Penjelajahan saya keliling Sumatera Barat tidak sepenuhnya berjalan mulus, terkadang ada saja hambatannya. Entah itu cuaca buruk di tengah jalan, ban yang tiba – tiba bocor dan terkena hukuman tilang!
Untuk kasus yang terakhir, saya baru sekali mengalaminya. Cerita bermula ketika saya hendak kembali ke Padang usai sehari sebelumnya menjelajahi peninggalan budaya yang ada di Batusangkar.
Rencana awal saya adalah dari Batusangkar saya akan melewati Jalan Raya Batusangkar yang nantinya akan tembus ke Jalan Ahmad Yani yang berada di tepian Danau Singkarak.
Namun saya yang tidak begitu menguasai kondisi Jalan di Kota Batusangkar melakukan kesalahan yaitu masuk ke jalan yang sebenarnya hanya diperbolehkan untuk satu arah. Apesnya lagi jalan tersebut tepat berada di depan kantor Satlantas Polres Tanah Datar.
Alhasil dua orang polisi lalu lintas yang sedang bertugas memberhentikan laju saya. Salah satu diantaranya langsung mematikan motor dan mengambil kuncinya.
“ayo ikut saya ke kantor” kata Pak Polisi yang saya lupa namanya
Saya dibonceng ke kantor Satlantas Polres Tanah Datar, sementara itu motor saya di bawa oleh rekannya.
Sewaktu dibonceng tersebut jantung saya berdetak begitu kencang. Nampaknya saya akan terkena hukuman tilang.

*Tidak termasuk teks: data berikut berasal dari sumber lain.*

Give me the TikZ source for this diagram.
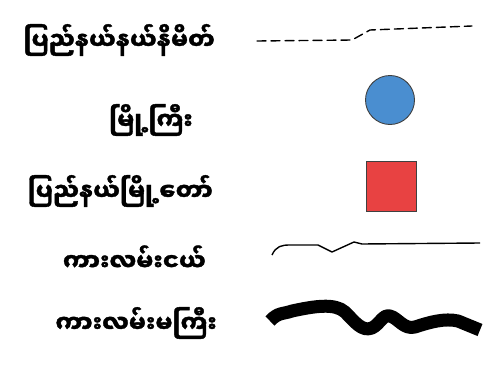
\documentclass[tikz,border=0pt]{standalone}
\usepackage{fontspec}
\newfontfamily\mmfont[Script=Myanmar, FakeBold=1.5]{Noto Sans Myanmar UI}
\usetikzlibrary{positioning}
\definecolor{townblue}{RGB}{74,142,208}
\definecolor{capred}{RGB}{232,66,66}

\begin{document}
\begin{tikzpicture}[x=1pt, y=-1pt,
  lab/.style={font=\mmfont\bfseries\fontsize{24}{28}\selectfont, inner sep=0pt, anchor=east},
  sym/.style={draw=black!75, line width=0.9pt},
  road/.style={line width=1.4pt, line cap=round, line join=round},
]
\useasboundingbox (0,0) rectangle (493,372);
% labels
\node[lab] (bound) at (215,40) {ပြည်နယ်နယ်နိမိတ်};
\node[lab] (town) at (193,120) {မြို့ကြီး};
\node[lab] (capital) at (213,191) {ပြည်နယ်မြို့တော်};
\node[lab] (minor) at (206,258) {ကားလမ်းငယ်};
\node[lab] (major) at (217,323) {ကားလမ်းမကြီး};
% symbols
\node[sym, circle, fill=townblue, minimum size=49pt, inner sep=0pt] (towndot) at (390,100) {};
\node[sym, rectangle, fill=capred, minimum size=50pt, inner sep=0pt] (capbox) at (391,186) {};
\draw[road, dash pattern=on 9pt off 5pt] (257,41) -- (352,40) -- (370,30) -- (472,26);
\draw[road, line cap=butt] (272,255) .. controls (276,246) and (282,245) .. (290,245)
  -- (318,245) -- (332,252) -- (354,242) -- (362,244) -- (480,243);
\draw[line width=13pt, line join=round, line cap=butt] (270,321)
  .. controls (278,312) and (284,314) .. (292,311)
  .. controls (315,306) and (335,303) .. (345,312)
  .. controls (355,322) and (362,332) .. (372,328)
  .. controls (380,324) and (383,314) .. (390,316)
  .. controls (398,318) and (404,330) .. (415,327)
  .. controls (430,322) and (445,318) .. (458,321)
  -- (480,330);
\end{tikzpicture}
\end{document}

Saya pun diajak menghadap ke polisi lainnya, nah kalau yang ini saya ingat namanya Pak Rivaldo. Di mejanya telah tersedia slip tilang yang akan ditulis nama saya serta nomor surat kendaraan.
“kamu tahu kesalahan kamu?” tanya Pak Rivaldo
“tahu, Pak. Tapi saya tak tahu kalau jalan ini adalah satu jalur, pak” jawab saya disertai pembelaan
“Kamu ini gimana? Masa’ gag tahu, Kawasan ini kan Kawasan Tertib Lalu Lintas, bagaimanapun alasan kamu, kamu harus ditilang. Kamu harus mengikuti persidangan yang jadwalnya 3 hari ke depan”
“saya beneran gag tahu, pak. Saya bukan orang sini” saya terus membela diri
“memangnya kamu darimana dan apa keperluan kamu disini?” Pak Rivaldo jadi kepo sama saya
“Saya dari Jakarta, Pak. Saya ini travel blogger, saya datang kesini untuk mengunjungi berbagai peninggalan budaya di Batusangkar yang nantinya saya jadikan catatan perjalanan, pak. Saya ingin mengenalkan Sumbar ke banyak orang dan saya harus pulang ke Padang siang ini karena besok saya akan kembali ke Jakarta, Pak” keren banget kan penjelasan saya.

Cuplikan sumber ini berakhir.